**Stated goal**. From the first line of the listing below, retype each line up to and including the one with "7','Mar 8','Mar 9'];"; pictures stay out.

**Recorded data**.
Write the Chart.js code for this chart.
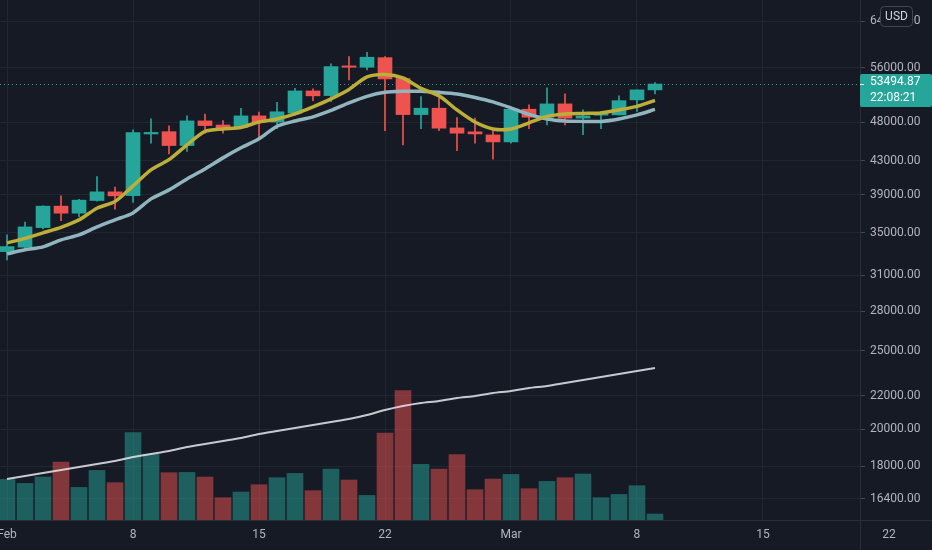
<!DOCTYPE html>
<html>
<head>
<meta charset="utf-8">
<script src="https://cdn.jsdelivr.net/npm/chart.js@4.4.1/dist/chart.umd.min.js"></script>
<style>
  html, body { margin: 0; padding: 0; background: #161a25; }
  #wrap { width: 932px; height: 550px; position: relative; }
</style>
</head>
<body>
<div id="wrap"><canvas id="chart"></canvas></div>
<script>
// daily candles, Feb 1 .. Mar 9
const dates = ['Feb 1','Feb 2','Feb 3','Feb 4','Feb 5','Feb 6','Feb 7','Feb 8','Feb 9','Feb 10','Feb 11','Feb 12','Feb 13',
  'Feb 14','Feb 15','Feb 16','Feb 17','Feb 18','Feb 19','Feb 20','Feb 21','Feb 22','Feb 23','Feb 24','Feb 25',
  'Feb 26','Feb 27','Feb 28','Mar 1','Mar 2','Mar 3','Mar 4','Mar 5','Mar 6','Mar 7','Mar 8','Mar 9'];

const opens  = [33180, 33600, 35530, 37770, 37020, 38380, 39340, 38920, 46400, 46700, 44890, 48160, 47600,
  47250, 48850, 48000, 49240, 52450, 51760, 56330, 56120, 57670, 54330, 49030, 49930,
  47200, 46680, 46270, 45360, 49790, 48670, 50550, 48540, 48950, 48990, 51130, 52610];
const highs  = [34800, 36080, 37800, 38890, 38500, 41090, 39870, 46940, 48440, 47480, 48850, 49090, 48200,
  49930, 49370, 50790, 52860, 52750, 56650, 57830, 58570, 57830, 54400, 51610, 52100,
  48620, 48540, 46850, 49930, 50420, 52900, 52010, 49690, 49460, 51720, 52610, 53700];
const lows   = [32400, 33500, 35400, 36250, 36660, 38300, 37450, 38160, 45200, 43840, 44130, 46500, 46500,
  47100, 45970, 47100, 48950, 51020, 50880, 54130, 55700, 46850, 44980, 47100, 46850,
  44250, 45200, 43180, 45200, 47100, 47620, 47620, 46320, 47100, 48950, 49460, 52010];
const closes = [33660, 35600, 37770, 37020, 38420, 39340, 38890, 46580, 46600, 44890, 48160, 47520, 47150,
  48850, 48000, 49420, 52450, 51720, 56220, 56120, 57740, 54280, 49030, 49930, 47170,
  46500, 46400, 45360, 49790, 48670, 50550, 48540, 48850, 49240, 51020, 52610, 53494.87];

// moving averages
const maFast = [34020, 34460, 35000, 35560, 36320, 37550, 38270, 40020, 41880, 43120, 44980, 46730, 47060,
  47270, 48000, 48410, 49130, 50130, 51280, 52680, 54580, 54970, 54420, 52830, 51720,
  49690, 48000, 47060, 47060, 47890, 48780, 49130, 49200, 49270, 49690, 50200, 51060];
const maSlow = [32970, 33350, 33630, 34310, 34800, 35600, 36320, 37050, 38560, 39560, 40820, 41990, 43340,
  44600, 45760, 47430, 48140, 48710, 49620, 50690, 51640, 52240, 52390, 52390, 52240,
  52010, 51490, 50840, 49980, 49060, 48430, 48150, 48090, 48090, 48430, 48990, 49760];

// volume (arbitrary units) and its average
const volumes = [40600, 36600, 43000, 58000, 32600, 49600, 37300, 87300, 66000, 47300, 47600, 43000, 22300,
  28000, 35300, 42300, 46600, 29300, 51000, 40000, 24600, 87000, 129300, 55600, 51000,
  65300, 30300, 41000, 45600, 31300, 38600, 42300, 46000, 22300, 25600, 34300, 6000];
const volMa = [41000, 44000, 47000, 50000, 53000, 56000, 59000, 63000, 66000, 69000, 73000, 76000, 79000,
  82000, 86000, 89000, 92000, 95000, 98000, 101000, 105000, 110000, 114000, 117000, 119000,
  122000, 124000, 127000, 129000, 132000, 134000, 137000, 140000, 143000, 146000, 149000, 152000];

const xTickDays = [0, 7, 14, 21, 28, 35, 42, 49];
const xTickLabels = ['Feb', '8', '15', '22', 'Mar', '8', '15', '22'];
const priceTicks = [64000, 56000, 48000, 43000, 39000, 35000, 31000, 28000, 25000, 22000, 20000, 18000, 16400];

const UP = '#26a69a', DOWN = '#ef5350';
const isUp = opens.map((o, i) => closes[i] >= o);
const candleCol = isUp.map(u => u ? UP : DOWN);
const volCol = isUp.map(u => u ? 'rgba(38,166,154,0.5)' : 'rgba(239,83,80,0.5)');
const pts = arr => arr.map((v, i) => ({ x: i, y: v }));
const lastClose = closes[closes.length - 1];

const decor = {
  id: 'decor',
  beforeDraw(chart) {
    const c = chart.ctx;
    c.save();
    c.fillStyle = '#161a25';
    c.fillRect(0, 0, chart.width, chart.height);
    c.restore();
  },
  beforeDatasetsDraw(chart) {
    const c = chart.ctx, a = chart.chartArea;
    const y = chart.scales.y.getPixelForValue(lastClose);
    c.save();
    c.strokeStyle = UP;
    c.lineWidth = 1;
    c.setLineDash([1, 3]);
    c.beginPath();
    c.moveTo(a.left, y + 0.5);
    c.lineTo(a.right, y + 0.5);
    c.stroke();
    c.restore();
  },
  afterDraw(chart) {
    const c = chart.ctx, a = chart.chartArea;
    const xs = chart.scales.x, ys = chart.scales.y;
    c.save();
    // pane separators running through the axis corners
    c.strokeStyle = '#2a2e39';
    c.lineWidth = 1;
    c.beginPath();
    c.moveTo(a.right + 0.5, 0);
    c.lineTo(a.right + 0.5, chart.height);
    c.moveTo(0, a.bottom + 0.5);
    c.lineTo(chart.width, a.bottom + 0.5);
    c.stroke();

    // date labels
    c.font = '12px Roboto';
    c.fillStyle = '#b2b5be';
    c.textAlign = 'center';
    c.textBaseline = 'middle';
    xTickDays.forEach((d, i) => c.fillText(xTickLabels[i], xs.getPixelForValue(d), 535));

    // last price badge
    const y = ys.getPixelForValue(lastClose);
    c.fillStyle = UP;
    c.beginPath();
    c.roundRect(a.right, y - 10, chart.width - a.right, 33, 2);
    c.fill();
    c.fillStyle = '#ffffff';
    c.fillRect(a.right, y, 4, 1);
    c.textAlign = 'left';
    c.font = '12px Roboto';
    c.fillText(lastClose.toFixed(2), a.right + 10, y - 2);
    c.fillText('22:08:21', a.right + 10, y + 14);

    // currency badge
    c.fillStyle = '#161a25';
    c.strokeStyle = '#434651';
    c.lineWidth = 1;
    c.beginPath();
    c.roundRect(880.5, 6.5, 32, 20, 4);
    c.fill();
    c.stroke();
    c.fillStyle = '#d1d4dc';
    c.textAlign = 'center';
    c.fillText('USD', 896.5, 17);
    c.restore();
  }
};

new Chart(document.getElementById('chart'), {
  data: {
    datasets: [
      { type: 'line', label: 'MA fast', data: pts(maFast), borderColor: '#bcae38', borderWidth: 3.5,
        pointRadius: 0, tension: 0.25, yAxisID: 'y', order: 1 },
      { type: 'line', label: 'MA slow', data: pts(maSlow), borderColor: '#91b5be', borderWidth: 3.5,
        pointRadius: 0, tension: 0.25, yAxisID: 'y', order: 2 },
      { type: 'bar', label: 'body', data: opens.map((o, i) => ({ x: i, y: [o, closes[i]] })),
        backgroundColor: candleCol, borderWidth: 0, barThickness: 14, minBarLength: 1, grouped: false,
        yAxisID: 'y', order: 3 },
      { type: 'bar', label: 'wick', data: lows.map((l, i) => ({ x: i, y: [l, highs[i]] })),
        backgroundColor: candleCol, borderWidth: 0, barThickness: 1, grouped: false,
        yAxisID: 'y', order: 4 },
      { type: 'line', label: 'Vol MA', data: pts(volMa), borderColor: 'rgba(220,221,226,0.9)', borderWidth: 2,
        pointRadius: 0, tension: 0.2, yAxisID: 'yv', order: 5 },
      { type: 'bar', label: 'Volume', data: pts(volumes), backgroundColor: volCol, borderWidth: 0,
        barThickness: 16, grouped: false, yAxisID: 'yv', order: 6 }
    ]
  },
  options: {
    responsive: true,
    maintainAspectRatio: false,
    animation: false,
    layout: { padding: 0 },
    plugins: { legend: { display: false }, tooltip: { enabled: false } },
    scales: {
      x: {
        type: 'linear', min: -0.39, max: 47.39, offset: false,
        afterBuildTicks: s => { s.ticks = xTickDays.filter(d => d <= s.max).map(v => ({ value: v })); },
        ticks: { display: false },
        grid: { color: '#222632', drawTicks: false, offset: false },
        border: { color: '#2a2e39' },
        afterFit: s => { s.height = 30; s.paddingLeft = 0; s.paddingRight = 0; }
      },
      y: {
        type: 'logarithmic', position: 'right', min: 15440, max: 67970,
        afterBuildTicks: s => { s.ticks = priceTicks.map(v => ({ value: v })); },
        ticks: { color: '#b2b5be', font: { family: 'Roboto', size: 12 }, padding: 5, autoSkip: false,
          callback: v => Number(v).toFixed(2) },
        grid: { color: '#222632', tickLength: 5, tickColor: '#434651' },
        border: { color: '#2a2e39' },
        afterFit: s => { s.width = 72; s.paddingTop = 0; s.paddingBottom = 0; }
      },
      yv: {
        type: 'linear', display: false, min: 0, max: 520000
      }
    }
  },
  plugins: [decor]
});
</script>
</body>
</html>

**Solution for this exercise**.
Write the Chart.js code for this chart.
<!DOCTYPE html>
<html>
<head>
<meta charset="utf-8">
<script src="https://cdn.jsdelivr.net/npm/chart.js@4.4.1/dist/chart.umd.min.js"></script>
<style>
  html, body { margin: 0; padding: 0; background: #161a25; }
  #wrap { width: 932px; height: 550px; position: relative; }
</style>
</head>
<body>
<div id="wrap"><canvas id="chart"></canvas></div>
<script>
// daily candles, Feb 1 .. Mar 9
const dates = ['Feb 1','Feb 2','Feb 3','Feb 4','Feb 5','Feb 6','Feb 7','Feb 8','Feb 9','Feb 10','Feb 11','Feb 12','Feb 13',
  'Feb 14','Feb 15','Feb 16','Feb 17','Feb 18','Feb 19','Feb 20','Feb 21','Feb 22','Feb 23','Feb 24','Feb 25',
  'Feb 26','Feb 27','Feb 28','Mar 1','Mar 2','Mar 3','Mar 4','Mar 5','Mar 6','Mar 7','Mar 8','Mar 9'];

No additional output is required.